= Zhao Xi =

Zhao Xi (趙憙 (赵憙, Zhào Xǐ); 4-80 CE), courtesy name Boyang (伯陽 (伯阳, Bóyáng)), was a Chinese politician who lived in the early Eastern Han dynasty.

==Early life==
Zhao Xi was born in Wan, Nanyang Commandery (present-day Nanyang, Henan). At a young age, he was known for his integrity. When Zhao Xi was 15, his elder cousin, who had no son, was murdered. Zhao Xi harboured the thought of avenging his cousin, so he brought a group of people with him to confront his cousin's killer. The murderer was ill, and Zhao Xi felt that it was inhumane to kill him at that time, so he spared him.
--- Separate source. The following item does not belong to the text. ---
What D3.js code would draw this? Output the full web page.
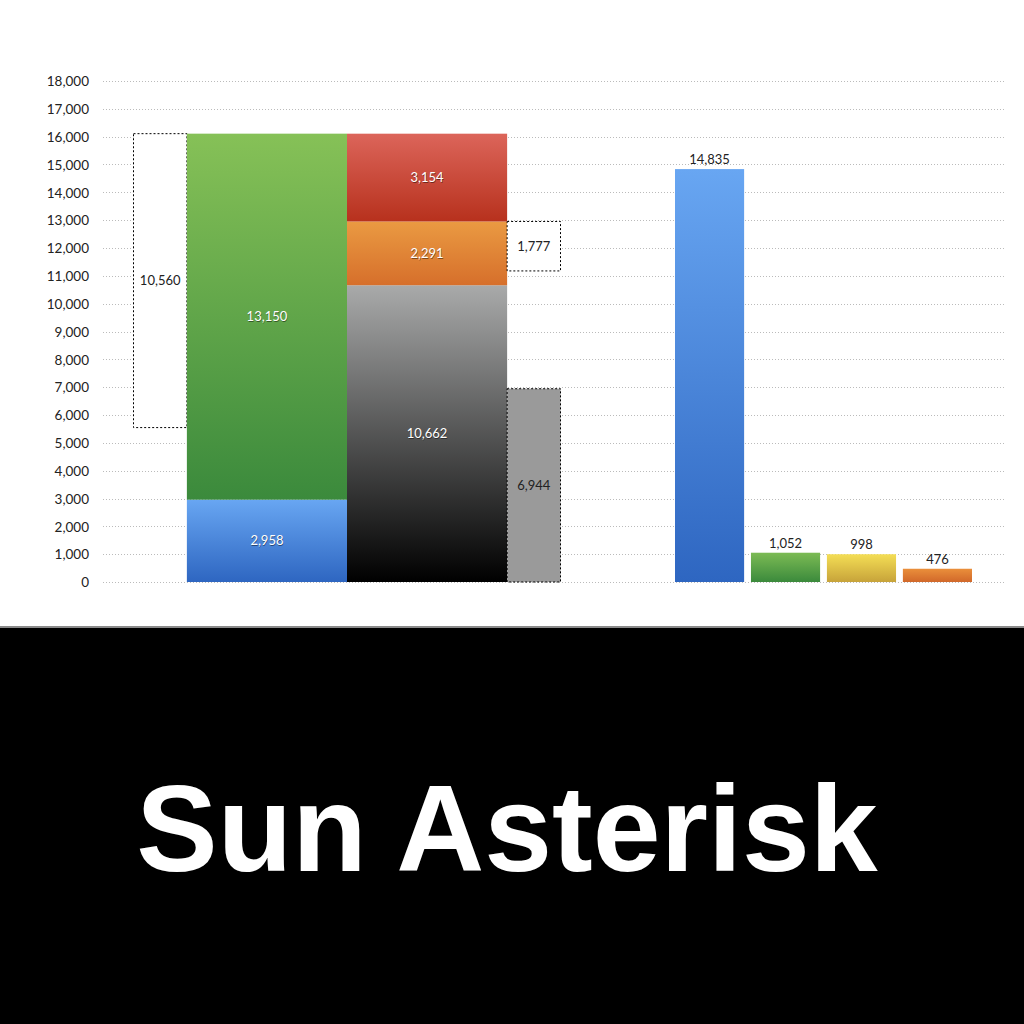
<!DOCTYPE html>
<html>
<head>
<meta charset="utf-8">
<script src="https://cdn.jsdelivr.net/npm/d3@7"></script>
<style>
  html, body { margin: 0; padding: 0; background: #fff; }
  svg { display: block; }
  .tick-label { font-family: Lato, "Noto Sans", sans-serif; font-size: 13.5px; fill: #222; }
  .val { font-family: Lato, "Noto Sans", sans-serif; font-size: 13px; }
</style>
</head>
<body>
<div id="chart"></div>
<script>
// Chart values
var yTickValues = d3.range(0, 18001, 1000);

// left stacked column (bottom -> top)
var leftStackValues = [2958, 13150];
var leftStackColors = [["#68a6f2", "#2e66c1"], ["#86c157", "#3b8a3c"]];

// middle stacked column (bottom -> top)
var midStackValues = [10662, 2291, 3154];
var midStackColors = [["#a9aaaa", "#000000"], ["#ea9a42", "#d66f2b"], ["#dc655a", "#b7311d"]];

// floating dotted boxes
var gapLeftValue = 10560;   // hangs from top of left stack
var gapMidValue = 1777;     // hangs from top of orange segment
var grayValue = 6944;

// right column group
var sideCategories = ["a", "b", "c", "d"];
var sideValues = [14835, 1052, 998, 476];
var sideColors = [["#68a6f2", "#2e66c1"], ["#7cbb54", "#3b8a3c"], ["#f4de55", "#c7a33a"], ["#ea8f3b", "#d1682a"]];

var fmt = d3.format(",");

var svg = d3.select("#chart").append("svg")
    .attr("width", 1024)
    .attr("height", 1024);

var defs = svg.append("defs");
function grad(id, c) {
    var g = defs.append("linearGradient").attr("id", id)
        .attr("x1", 0).attr("y1", 0).attr("x2", 0).attr("y2", 1);
    g.append("stop").attr("offset", "0%").attr("stop-color", c[0]);
    g.append("stop").attr("offset", "100%").attr("stop-color", c[1]);
    return "url(#" + id + ")";
}

// Scales
var y = d3.scaleLinear().domain([0, 18000]).range([582, 81]);
// left block measured in slots: dotted box = 1 slot, each stack = 3 slots, side boxes = 1 slot
var slot = d3.scaleLinear().domain([0, 8]).range([133.5, 560.5]);
var xSide = d3.scaleBand().domain(sideCategories).range([675, 972]).paddingInner(0.09);

// Gridlines
svg.append("g")
    .selectAll("line")
    .data(yTickValues)
    .join("line")
        .attr("x1", 103).attr("x2", 1005)
        .attr("y1", d => Math.round(y(d)) + 0.5)
        .attr("y2", d => Math.round(y(d)) + 0.5)
        .attr("stroke", "#bbb")
        .attr("stroke-width", 1)
        .attr("stroke-dasharray", "1,2");

// Y axis labels
var yAxis = svg.append("g")
    .attr("transform", "translate(89,0)")
    .call(d3.axisLeft(y).tickValues(yTickValues).tickFormat(fmt).tickSize(0).tickPadding(0));
yAxis.select(".domain").remove();
yAxis.selectAll("text").attr("class", "tick-label").attr("dy", "0.35em").attr("fill", null);

function label(x, yPos, text, inside) {
    if (inside) {
        svg.append("text").attr("class", "val")
            .attr("x", x + 0.5).attr("y", yPos + 1).attr("dy", "0.35em")
            .attr("text-anchor", "middle").attr("fill", "rgba(0,0,0,0.45)").text(text);
    }
    svg.append("text").attr("class", "val")
        .attr("x", x).attr("y", yPos).attr("dy", "0.35em")
        .attr("text-anchor", "middle").attr("fill", inside ? "#fff" : "#222").text(text);
}

// Left dotted box hanging from top of left stack
var leftTotal = d3.sum(leftStackValues);
svg.append("rect")
    .attr("x", slot(0)).attr("width", slot(1) - slot(0))
    .attr("y", y(leftTotal)).attr("height", y(leftTotal - gapLeftValue) - y(leftTotal))
    .attr("fill", "#fff").attr("stroke", "#000").attr("stroke-dasharray", "2,2");
label((slot(0) + slot(1)) / 2, (y(leftTotal) + y(leftTotal - gapLeftValue)) / 2, fmt(gapLeftValue), false);

// stacked columns
function drawStack(values, colors, s0, s1, prefix) {
    var base = 0;
    values.forEach(function(v, i) {
        var top = base + v;
        svg.append("rect")
            .attr("x", slot(s0)).attr("width", slot(s1) - slot(s0))
            .attr("y", y(top)).attr("height", y(base) - y(top))
            .attr("fill", grad(prefix + i, colors[i]));
        label((slot(s0) + slot(s1)) / 2, (y(base) + y(top)) / 2, fmt(v), true);
        base = top;
    });
}
drawStack(leftStackValues, leftStackColors, 1, 4, "ls");
drawStack(midStackValues, midStackColors, 4, 7, "ms");

// Gray column next to the middle stack
svg.append("rect")
    .attr("x", slot(7)).attr("width", slot(8) - slot(7))
    .attr("y", y(grayValue)).attr("height", y(0) - y(grayValue))
    .attr("fill", "#9a9a9a").attr("stroke", "#000").attr("stroke-dasharray", "2,2");
label((slot(7) + slot(8)) / 2, (y(0) + y(grayValue)) / 2, fmt(grayValue), false);

// Small dotted box hanging from top of orange segment
var midTop = midStackValues[0] + midStackValues[1];
svg.append("rect")
    .attr("x", slot(7)).attr("width", slot(8) - slot(7))
    .attr("y", y(midTop)).attr("height", y(midTop - gapMidValue) - y(midTop))
    .attr("fill", "#fff").attr("stroke", "#000").attr("stroke-dasharray", "2,2");
label((slot(7) + slot(8)) / 2, (y(midTop) + y(midTop - gapMidValue)) / 2, fmt(gapMidValue), false);

// Right columns
svg.append("g")
    .selectAll("rect")
    .data(sideValues)
    .join("rect")
        .attr("x", (d, i) => xSide(sideCategories[i]))
        .attr("width", xSide.bandwidth())
        .attr("y", d => y(d))
        .attr("height", d => y(0) - y(d))
        .attr("fill", (d, i) => grad("sd" + i, sideColors[i]));
svg.append("g")
    .selectAll("text")
    .data(sideValues)
    .join("text")
        .attr("class", "val")
        .attr("x", (d, i) => xSide(sideCategories[i]) + xSide.bandwidth() / 2)
        .attr("y", d => y(d) - 5)
        .attr("text-anchor", "middle")
        .attr("fill", "#222")
        .text(d => fmt(d));

// Bottom black band with title
svg.append("rect").attr("x", 0).attr("y", 626).attr("width", 1024).attr("height", 2).attr("fill", "#8a8a8a");
svg.append("rect").attr("x", 0).attr("y", 628).attr("width", 1024).attr("height", 396).attr("fill", "#000");
svg.append("text")
    .attr("x", 507).attr("y", 871)
    .attr("text-anchor", "middle")
    .attr("font-family", "'Liberation Sans', Arial, sans-serif")
    .attr("font-weight", "bold")
    .attr("font-size", 122)
    .attr("fill", "#fff")
    .text("Sun Asterisk");
</script>
</body>
</html>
When the killer had recovered, he bound himself and came to plead with Zhao Xi. However, Zhao Xi refused to meet him and had him killed.

===Service under Gengshi Emperor===
In 9 CE, Wang Mang usurped the throne of the Western Han dynasty and declared himself emperor of the Xin dynasty. By 23 CE, several revolts had broken out throughout China due to Wang Mang's incompetent rule. Around the time, Liu Xuan, a descendant of the Han imperial clan, was proclaimed "Gengshi Emperor" by rebels aiming to restore the Han dynasty. Gengshi's forces were attacking Wuyin (舞陰), a city controlled by a certain Li family. Gengshi heard that Zhao Xi had some influence over the Li family, so he invited Zhao to help him persuade the Lis to surrender. When Gengshi met Zhao Xi, he saw that the latter was merely a youth, so he viewed Zhao Xi lightly. When Zhao Xi arrived in Wuyin, the Li family surrendered on their own accord, and Gengshi Emperor granted Zhao Xi the title of "Lieutenant General of Five Mights" (五威偏將軍) for his achievement.

Zhao Xi was injured when he fought in the Battle of Kunyang against the Xin dynasty, and later received the title of "Marquis Yonggong" (勇功侯). In 25 CE, Gengshi Emperor was defeated and killed by the Chimei, another rebel movement. Zhao Xi protected Gengshi and his subjects, along with their families, and led them through Wu Pass to safety. He instructed young women to smear dirt and mud on their faces to avoid being violated by the rebels if the latter caught up with them.

===Service under Emperor Guangwu===
Gengshi Emperor was succeeded by Liu Xiu, who became known as Emperor Guangwu of the Eastern Han dynasty. When Deng Feng (鄧奉), one of Guangwu's subjects, betrayed his lord, Zhao Xi wrote a letter to Deng to reprimand him. When the situation in China had become more stable, Emperor Guangwu appointed Zhao Xi as Marquis-Chancellor of Jianyang (簡陽侯相) and Marquis-Chancellor of Pinglin (平林侯相).

In 41 CE, when Zhao Xi was in office as Prefect of Huai County (懷縣), he punished a wealthy landlord Li Zichun and his two grandsons for violating the law. Not long later, he was reassigned to be the Administrator of Pingyuan (平原). In 50 CE, the women whom Zhao Xi saved at Wu Pass 25 years ago praised him, so Emperor Guangwu summoned him to the imperial court and commissioned him as Minister Coachman (太僕). A year later, Zhao Xi was promoted to Grand Commandant (太尉), received the title of a "Secondary Marquis" (關內侯), and was tasked with inspecting the border. In 56 CE, he accompanied Emperor Guangwu to attend a fengshan (封禪) ceremony at Mount Tai.

===Service under Emperor Ming===
Emperor Guangwu died in 57 CE. In his final edict, he ordered Zhao Xi to assist his successor, Emperor Ming. In 58 CE, Emperor Ming named Zhao Xi "Marquis of Jiexiang" (節鄉侯). In the spring of 60 CE, Zhao Xi was stripped of his post of Grand Commandant for making an erroneous report on Xue Xiu (薛脩), the chancellor of Zhongshan (中山). In winter that year he replaced Dou Rong (竇融) as Minister of the Guards (衛尉). In 65 CE, he took over Yu Yan (虞延) and served as acting-Grand Commandant. When his mother died of illness, Zhao Xi returned home to mourn, and Emperor Ming attempted to persuade him to remain in court.

===Service under Emperor Zhang===
During the reign of Emperor Ming's successor Emperor Zhang, Zhao Xi was promoted to Grand Tutor (太傅) and oversaw affairs in the imperial secretariat.

===Death===
Zhao Xi died of illness in 80 CE, during Emperor Zhang's reign, at the age of 84. He was granted a posthumous title, "Marquis Zheng" (正侯).